■ **Exercise description**:
Pictures stay out of the copy; set down each line of the listing below exactly.

■ **Excerpted records**:

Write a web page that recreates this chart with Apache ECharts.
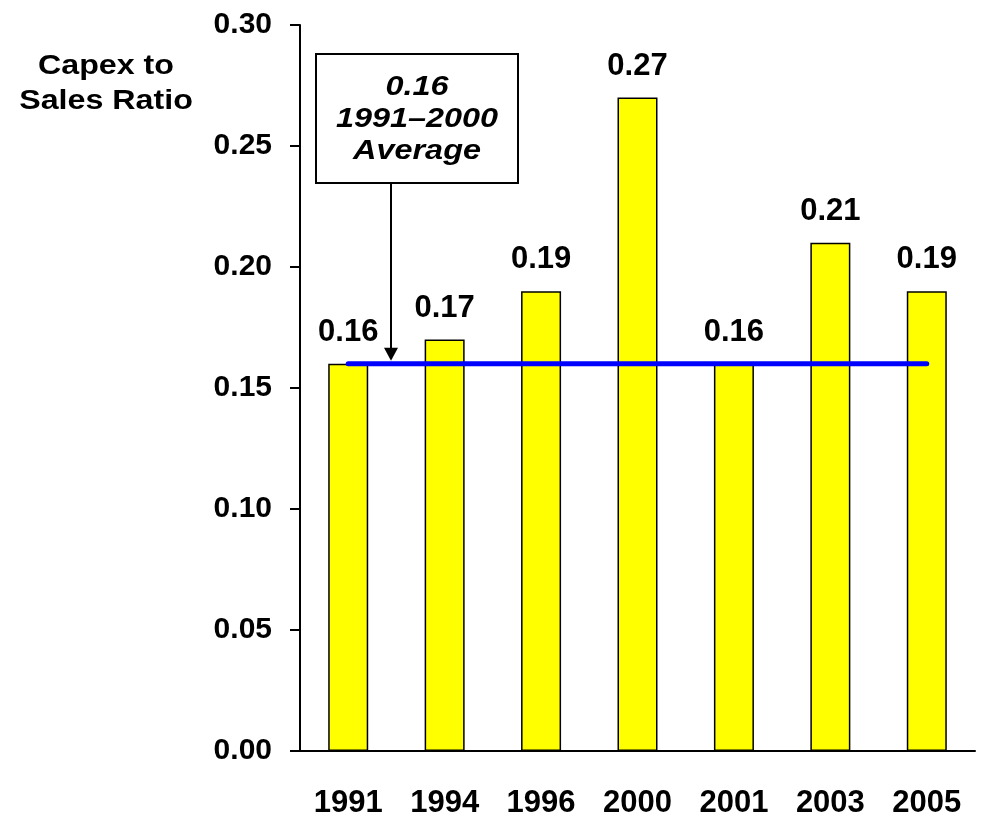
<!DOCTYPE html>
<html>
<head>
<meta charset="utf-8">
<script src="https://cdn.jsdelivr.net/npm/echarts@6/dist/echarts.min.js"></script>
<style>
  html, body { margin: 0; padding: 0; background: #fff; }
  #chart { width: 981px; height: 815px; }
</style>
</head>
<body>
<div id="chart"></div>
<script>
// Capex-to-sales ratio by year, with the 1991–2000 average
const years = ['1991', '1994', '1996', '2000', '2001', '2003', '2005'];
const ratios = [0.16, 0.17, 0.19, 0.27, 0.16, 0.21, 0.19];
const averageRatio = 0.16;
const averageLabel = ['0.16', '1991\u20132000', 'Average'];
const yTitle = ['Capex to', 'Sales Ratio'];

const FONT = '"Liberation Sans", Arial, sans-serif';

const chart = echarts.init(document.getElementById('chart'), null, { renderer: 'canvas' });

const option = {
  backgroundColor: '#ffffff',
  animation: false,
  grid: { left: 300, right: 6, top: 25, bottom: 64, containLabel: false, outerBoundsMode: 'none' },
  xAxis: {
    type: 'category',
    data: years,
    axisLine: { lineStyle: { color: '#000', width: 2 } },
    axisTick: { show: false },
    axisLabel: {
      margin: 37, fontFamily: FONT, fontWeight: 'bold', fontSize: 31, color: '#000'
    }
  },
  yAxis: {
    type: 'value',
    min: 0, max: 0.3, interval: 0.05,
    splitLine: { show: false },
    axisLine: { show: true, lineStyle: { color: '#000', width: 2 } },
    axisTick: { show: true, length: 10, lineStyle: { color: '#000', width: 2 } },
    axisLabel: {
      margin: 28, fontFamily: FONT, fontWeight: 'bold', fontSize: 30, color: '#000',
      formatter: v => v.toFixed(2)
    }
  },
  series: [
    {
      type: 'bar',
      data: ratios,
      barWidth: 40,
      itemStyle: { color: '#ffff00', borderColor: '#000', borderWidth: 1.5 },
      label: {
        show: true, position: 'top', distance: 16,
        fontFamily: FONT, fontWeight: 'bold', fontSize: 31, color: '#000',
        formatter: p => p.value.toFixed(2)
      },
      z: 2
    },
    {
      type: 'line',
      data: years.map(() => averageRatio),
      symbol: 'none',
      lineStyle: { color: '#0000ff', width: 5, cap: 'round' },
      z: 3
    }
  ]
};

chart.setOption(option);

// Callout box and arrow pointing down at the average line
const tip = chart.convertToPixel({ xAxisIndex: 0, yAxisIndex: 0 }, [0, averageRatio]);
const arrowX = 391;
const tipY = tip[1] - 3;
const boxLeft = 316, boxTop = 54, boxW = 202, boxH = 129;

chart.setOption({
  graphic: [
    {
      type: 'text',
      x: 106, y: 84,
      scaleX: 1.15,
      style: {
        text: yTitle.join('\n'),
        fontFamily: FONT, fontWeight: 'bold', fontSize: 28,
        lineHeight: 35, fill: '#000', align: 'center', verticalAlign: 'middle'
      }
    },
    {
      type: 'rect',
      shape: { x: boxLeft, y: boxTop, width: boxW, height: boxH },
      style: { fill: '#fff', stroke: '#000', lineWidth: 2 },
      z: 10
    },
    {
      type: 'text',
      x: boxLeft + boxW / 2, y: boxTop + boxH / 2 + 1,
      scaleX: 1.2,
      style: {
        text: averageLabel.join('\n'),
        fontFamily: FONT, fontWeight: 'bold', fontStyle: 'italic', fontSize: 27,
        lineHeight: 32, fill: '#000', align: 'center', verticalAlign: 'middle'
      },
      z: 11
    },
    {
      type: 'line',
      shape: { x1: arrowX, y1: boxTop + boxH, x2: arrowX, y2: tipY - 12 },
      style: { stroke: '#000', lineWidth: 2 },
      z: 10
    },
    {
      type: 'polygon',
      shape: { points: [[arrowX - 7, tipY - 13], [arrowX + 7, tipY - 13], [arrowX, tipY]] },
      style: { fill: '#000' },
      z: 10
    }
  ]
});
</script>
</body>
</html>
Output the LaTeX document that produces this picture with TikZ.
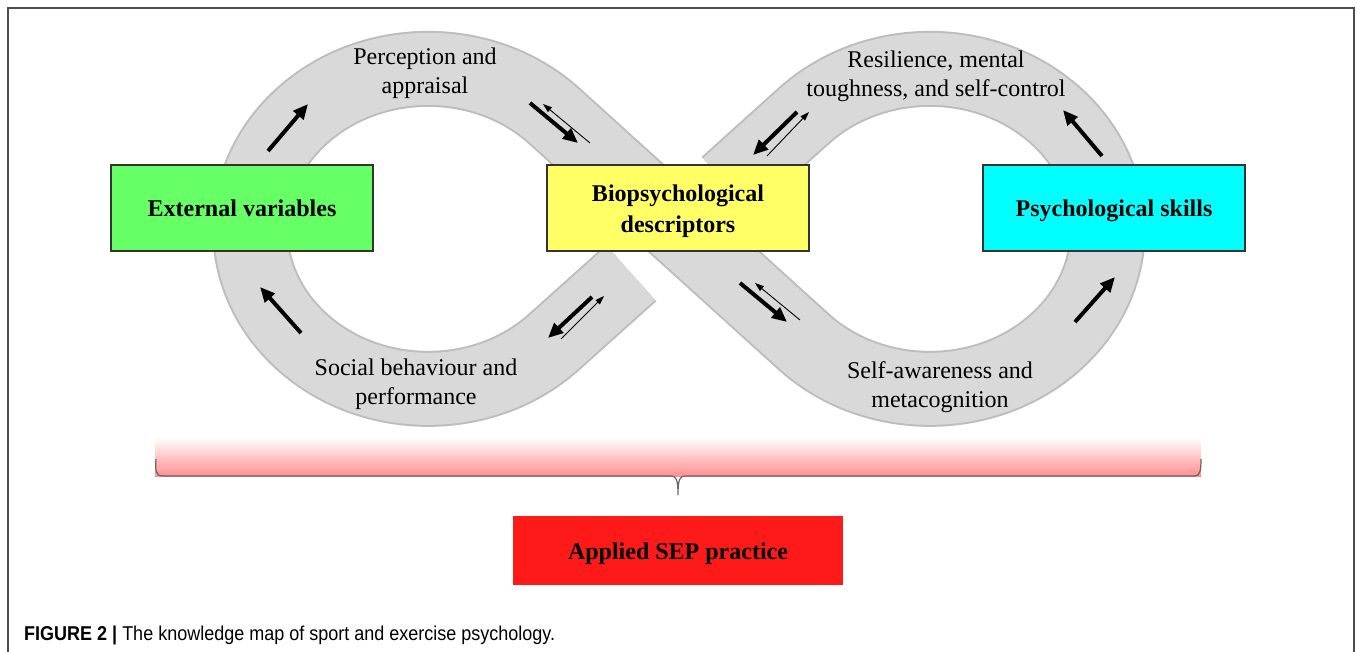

■ **Result below**:
Write a web page that recreates this chart with Apache ECharts.
<!DOCTYPE html>
<html>
<head>
<meta charset="utf-8">
<script src="https://cdn.jsdelivr.net/npm/echarts@6/dist/echarts.min.js"></script>
<style>
  html, body { margin: 0; padding: 0; background: #fff; }
  #chart { width: 981px; height: 815px; }
</style>
</head>
<body>
<div id="chart"></div>
<script>
// Capex-to-sales ratio by year, with the 1991–2000 average
const years = ['1991', '1994', '1996', '2000', '2001', '2003', '2005'];
const ratios = [0.16, 0.17, 0.19, 0.27, 0.16, 0.21, 0.19];
const averageRatio = 0.16;
const averageLabel = ['0.16', '1991\u20132000', 'Average'];
const yTitle = ['Capex to', 'Sales Ratio'];

const FONT = '"Liberation Sans", Arial, sans-serif';

const chart = echarts.init(document.getElementById('chart'), null, { renderer: 'canvas' });

const option = {
  backgroundColor: '#ffffff',
  animation: false,
  grid: { left: 300, right: 6, top: 25, bottom: 64, containLabel: false, outerBoundsMode: 'none' },
  xAxis: {
    type: 'category',
    data: years,
    axisLine: { lineStyle: { color: '#000', width: 2 } },
    axisTick: { show: false },
    axisLabel: {
      margin: 37, fontFamily: FONT, fontWeight: 'bold', fontSize: 31, color: '#000'
    }
  },
  yAxis: {
    type: 'value',
    min: 0, max: 0.3, interval: 0.05,
    splitLine: { show: false },
    axisLine: { show: true, lineStyle: { color: '#000', width: 2 } },
    axisTick: { show: true, length: 10, lineStyle: { color: '#000', width: 2 } },
    axisLabel: {
      margin: 28, fontFamily: FONT, fontWeight: 'bold', fontSize: 30, color: '#000',
      formatter: v => v.toFixed(2)
    }
  },
  series: [
    {
      type: 'bar',
      data: ratios,
      barWidth: 40,
      itemStyle: { color: '#ffff00', borderColor: '#000', borderWidth: 1.5 },
      label: {
        show: true, position: 'top', distance: 16,
        fontFamily: FONT, fontWeight: 'bold', fontSize: 31, color: '#000',
        formatter: p => p.value.toFixed(2)
      },
      z: 2
    },
    {
      type: 'line',
      data: years.map(() => averageRatio),
      symbol: 'none',
      lineStyle: { color: '#0000ff', width: 5, cap: 'round' },
      z: 3
    }
  ]
};

chart.setOption(option);

// Callout box and arrow pointing down at the average line
const tip = chart.convertToPixel({ xAxisIndex: 0, yAxisIndex: 0 }, [0, averageRatio]);
const arrowX = 391;
const tipY = tip[1] - 3;
const boxLeft = 316, boxTop = 54, boxW = 202, boxH = 129;

chart.setOption({
  graphic: [
    {
      type: 'text',
      x: 106, y: 84,
      scaleX: 1.15,
      style: {
        text: yTitle.join('\n'),
        fontFamily: FONT, fontWeight: 'bold', fontSize: 28,
        lineHeight: 35, fill: '#000', align: 'center', verticalAlign: 'middle'
      }
    },
    {
      type: 'rect',
      shape: { x: boxLeft, y: boxTop, width: boxW, height: boxH },
      style: { fill: '#fff', stroke: '#000', lineWidth: 2 },
      z: 10
    },
    {
      type: 'text',
      x: boxLeft + boxW / 2, y: boxTop + boxH / 2 + 1,
      scaleX: 1.2,
      style: {
        text: averageLabel.join('\n'),
        fontFamily: FONT, fontWeight: 'bold', fontStyle: 'italic', fontSize: 27,
        lineHeight: 32, fill: '#000', align: 'center', verticalAlign: 'middle'
      },
      z: 11
    },
    {
      type: 'line',
      shape: { x1: arrowX, y1: boxTop + boxH, x2: arrowX, y2: tipY - 12 },
      style: { stroke: '#000', lineWidth: 2 },
      z: 10
    },
    {
      type: 'polygon',
      shape: { points: [[arrowX - 7, tipY - 13], [arrowX + 7, tipY - 13], [arrowX, tipY]] },
      style: { fill: '#000' },
      z: 10
    }
  ]
});
</script>
</body>
</html>
Output the LaTeX document that produces this picture with TikZ.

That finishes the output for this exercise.